10 Questions to Ask Your Financial Advisor about Investing in Frontier Market - dummies

10 Questions to Ask Your Financial Advisor about Investing in Frontier Market

By Gavin Graham, Al Emid

If you are considering investing in frontier markets, the proverbial rubber hits the road when you sit down with your financial advisor and begin working on a plan. You should begin by asking your advisor some or all of the following questions.

How much exposure do I already have to frontier funds?

Answering this question means taking stock of the amount of frontier equities in your current holdings such as global funds since they have different weightings of different countries. It also means checking your equity holdings and even your online trading account.

If I already have exposure to frontier markets, can it be expanded within the same investments rather than buying another fund?

Answering this question may mean increasing your contributions to an existing global fund rather than taking on another investment asset.

Are we both comfortable with the country weightings of any global funds in my portfolio?

Country weightings vary between funds. Be sure you know where your investments are.

What are the ratings of the global or frontier funds in which I am already invested?

Ask your advisor about Morningstar ratings of your funds.
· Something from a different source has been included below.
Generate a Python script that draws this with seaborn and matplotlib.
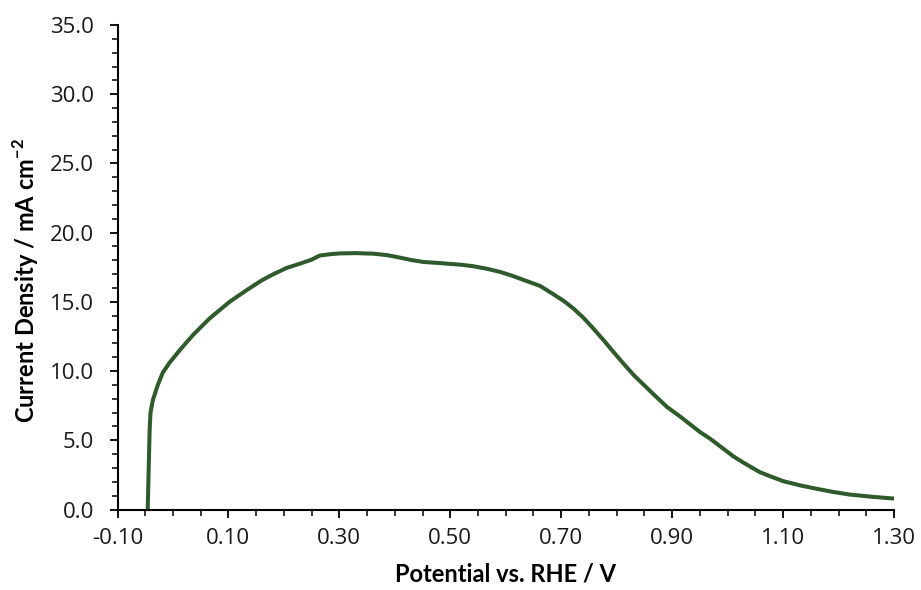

What is the feasibility of liquidating some of my emerging market holdings to provide the necessary cash for investing in frontier markets?

And where applicable, what are the tax implications of taking that step?

Have we taken steps to arrange my investments in such a way that there would be no reason to liquidate my frontier markets holdings in an emergency?

We suggest that the dollars put into frontier funds be money that you can set aside for between 5 and 10 years. Ensure that these dollars are not your “rainy day” or emergency dollars.

If I have not previously had any emerging market investments, and given my risk tolerance, would I be better to start with an emerging markets holding and then move to frontier markets when I have reached a comfort level?

Some emerging markets investors approach frontier investing more comfortably after a rewarding experience with emerging markets.

Under what circumstances should I put more cash into my frontier markets holdings?

You may come into unexpected money, such as an inheritance or legal settlement. You had probably not budgeted for it, so if feasible, sock it away in frontier funds.

Have we calibrated my frontier markets exposure with my risk tolerance?

Before you get to this stage, your advisor has likely assessed your risk tolerance and has discussed it with you.

Have we clearly discussed the difference between risk and volatility?

Risk is the possibility of losing all or part of your investment in a given asset and the potential impact of that loss. Volatility is the tendency of an asset to rise and fall dramatically.

Understanding the difference between the two aspects of investing will go a long way towards alleviating any worry you may have about your investments.